Dust-up has N.J. angles aplenty

Cruise, Shields - and Codey?

NJ Courier-Post/July 11, 2005
By Alan Guenther

Just when it seemed that Tom Cruise had finished couch-dancing, professing his love for Katie Holmes and his contempt for psychiatry, acting New Jersey Gov. Richard J. Codey made an appearance on the national stage last week.

You may have heard - how could you not? - that Cruise, in television appearances, trashed actress Brooke Shields for taking medications to overcome depression after she'd had a baby. Cruise is a Scientologist, and Scientologists believe psychiatrists are too free and easy with pills.

That's when Codey stepped in.

"Tom Cruise knows as much about postpartum depression as I do about acting, and he should stick to acting and not talk about women who need help," Codey told the Associated Press. The Chicago Tribune, The Miami Herald, The Washington Post and People magazine's online edition all printed Codey's remarks.

But why would the governor get involved?

Well, New Jersey is a bigger part of this story than you might think.

Shields, of course, is a Princeton alumna. Cruise spent years in Glen Ridge, Essex County, before he dropped out of high school.

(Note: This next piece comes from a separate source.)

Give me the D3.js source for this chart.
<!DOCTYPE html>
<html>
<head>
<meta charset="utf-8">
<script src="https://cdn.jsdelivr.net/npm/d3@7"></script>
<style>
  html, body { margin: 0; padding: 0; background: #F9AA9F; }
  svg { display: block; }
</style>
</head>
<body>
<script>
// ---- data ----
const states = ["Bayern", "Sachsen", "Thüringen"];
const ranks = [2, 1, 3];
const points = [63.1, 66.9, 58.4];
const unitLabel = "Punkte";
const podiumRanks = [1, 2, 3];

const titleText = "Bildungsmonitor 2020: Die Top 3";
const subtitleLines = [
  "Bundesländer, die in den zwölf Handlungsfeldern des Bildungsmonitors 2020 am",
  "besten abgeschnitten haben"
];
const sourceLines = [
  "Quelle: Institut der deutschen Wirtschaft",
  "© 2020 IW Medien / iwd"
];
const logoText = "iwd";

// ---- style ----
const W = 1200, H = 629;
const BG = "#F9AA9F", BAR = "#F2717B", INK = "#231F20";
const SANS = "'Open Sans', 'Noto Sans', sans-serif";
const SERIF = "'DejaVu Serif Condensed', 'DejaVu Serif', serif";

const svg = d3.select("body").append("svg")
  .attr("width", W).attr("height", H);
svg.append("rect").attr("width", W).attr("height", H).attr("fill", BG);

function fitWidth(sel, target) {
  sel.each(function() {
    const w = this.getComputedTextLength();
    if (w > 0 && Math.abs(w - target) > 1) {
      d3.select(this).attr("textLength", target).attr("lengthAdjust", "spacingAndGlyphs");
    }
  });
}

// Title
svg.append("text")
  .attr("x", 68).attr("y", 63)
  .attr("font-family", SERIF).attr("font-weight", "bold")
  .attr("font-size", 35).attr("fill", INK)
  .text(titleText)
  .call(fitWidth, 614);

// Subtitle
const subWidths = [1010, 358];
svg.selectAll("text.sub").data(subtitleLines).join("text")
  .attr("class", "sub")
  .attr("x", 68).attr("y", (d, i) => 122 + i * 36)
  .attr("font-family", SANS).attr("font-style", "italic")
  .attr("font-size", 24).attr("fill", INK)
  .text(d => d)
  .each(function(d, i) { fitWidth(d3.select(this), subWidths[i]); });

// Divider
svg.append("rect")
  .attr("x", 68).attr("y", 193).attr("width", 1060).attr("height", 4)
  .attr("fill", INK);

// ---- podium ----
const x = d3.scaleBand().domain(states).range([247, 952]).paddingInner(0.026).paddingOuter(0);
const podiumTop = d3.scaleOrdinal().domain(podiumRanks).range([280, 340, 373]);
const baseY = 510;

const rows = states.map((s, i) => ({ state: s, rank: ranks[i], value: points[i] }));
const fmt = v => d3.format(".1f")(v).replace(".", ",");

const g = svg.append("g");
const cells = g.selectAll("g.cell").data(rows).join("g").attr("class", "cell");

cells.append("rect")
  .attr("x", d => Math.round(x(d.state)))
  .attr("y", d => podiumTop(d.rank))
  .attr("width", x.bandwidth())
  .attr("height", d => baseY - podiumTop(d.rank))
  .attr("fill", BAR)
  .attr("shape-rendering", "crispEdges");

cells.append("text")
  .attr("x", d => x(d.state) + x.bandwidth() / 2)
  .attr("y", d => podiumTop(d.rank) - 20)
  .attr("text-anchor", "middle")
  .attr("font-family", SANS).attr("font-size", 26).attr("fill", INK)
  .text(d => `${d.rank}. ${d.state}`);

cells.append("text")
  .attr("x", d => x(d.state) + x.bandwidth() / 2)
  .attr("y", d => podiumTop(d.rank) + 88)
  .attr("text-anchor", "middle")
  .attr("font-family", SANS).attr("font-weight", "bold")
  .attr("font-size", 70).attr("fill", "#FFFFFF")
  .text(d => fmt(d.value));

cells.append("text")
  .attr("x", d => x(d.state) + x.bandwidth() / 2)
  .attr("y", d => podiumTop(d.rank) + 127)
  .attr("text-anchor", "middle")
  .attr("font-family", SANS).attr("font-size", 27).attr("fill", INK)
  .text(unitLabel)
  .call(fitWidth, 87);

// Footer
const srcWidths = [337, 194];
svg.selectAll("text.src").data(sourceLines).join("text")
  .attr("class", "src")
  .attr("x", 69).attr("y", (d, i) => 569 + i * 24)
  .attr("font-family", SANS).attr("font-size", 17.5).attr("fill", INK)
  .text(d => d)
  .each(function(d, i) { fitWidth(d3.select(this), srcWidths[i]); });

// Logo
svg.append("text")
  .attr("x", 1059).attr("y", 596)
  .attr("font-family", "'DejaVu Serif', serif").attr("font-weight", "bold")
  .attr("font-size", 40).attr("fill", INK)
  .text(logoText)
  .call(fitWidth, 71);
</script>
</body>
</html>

There are more Jersey connections to this national story. In fact, the first Church of Scientology was incorporated in Camden in 1953, though it didn't thrive, according to local Scientology spokesman Bruce Thompson. Church founder L. Ron Hubbard delivered more than 150 lectures in Camden at the end of 1953.

But Codey's ties to the controversy are more direct and personal than that.

His wife, Mary Jo, 49, has openly discussed her struggles with depression; she was diagnosed with it 28 years ago.

During a public appearance last fall, she told of driving to a pharmacy four towns away from her home to fill a prescription for antidepressants. She said she "wore dark sunglasses and prayed really hard to God that no one would see me."

Local mental health experts say that's why this story is worthy of the governor's attention.

"At the present moment, it feels as though 20 years of advocacy to reduce the stigma of mental illness has been overshadowed by the opinion of a movie star. Tom Cruise has chosen to abuse his celebrity status to send an anti-mental health message," said Mary Lynne Reynolds, executive director of the Mental Health Association in Southwestern New Jersey.

Local Scientologists are just as impassioned.

They give Cruise credit for exposing what they say is a multibillion dollar collusion between psychiatrists and the drug industry.

Scientologists, who claim 8 million members worldwide, including 3.5 million in the United States, say they're tired of seeing children drugged at an early age to enhance performance in school. And they think too many people take mood-altering drugs instead of working to solve their problems.

"We are very vocal," said Thompson. "We don't feel it's good to drug people to mask symptoms." Thompson is the spokesman for Philadelphia's Church of Scientology on Race Street, which claims about 200 members. About half are from South Jersey.

Bill Scordato, 51, of Washington Township, credits Scientology with helping him organize his life. Married for 19 years, he says he searches for ways to "raise the percentage chance of success."

Scientology, says Thompson, provides a pathway to enlightenment that is unclouded by drugs. That's why the message being delivered by Cruise is so important, he says.

But Reynolds says Cruise's comments could encourage "many people to avoid effective mental health treatment."

That's why the issue, she says, merited the attention of the governor.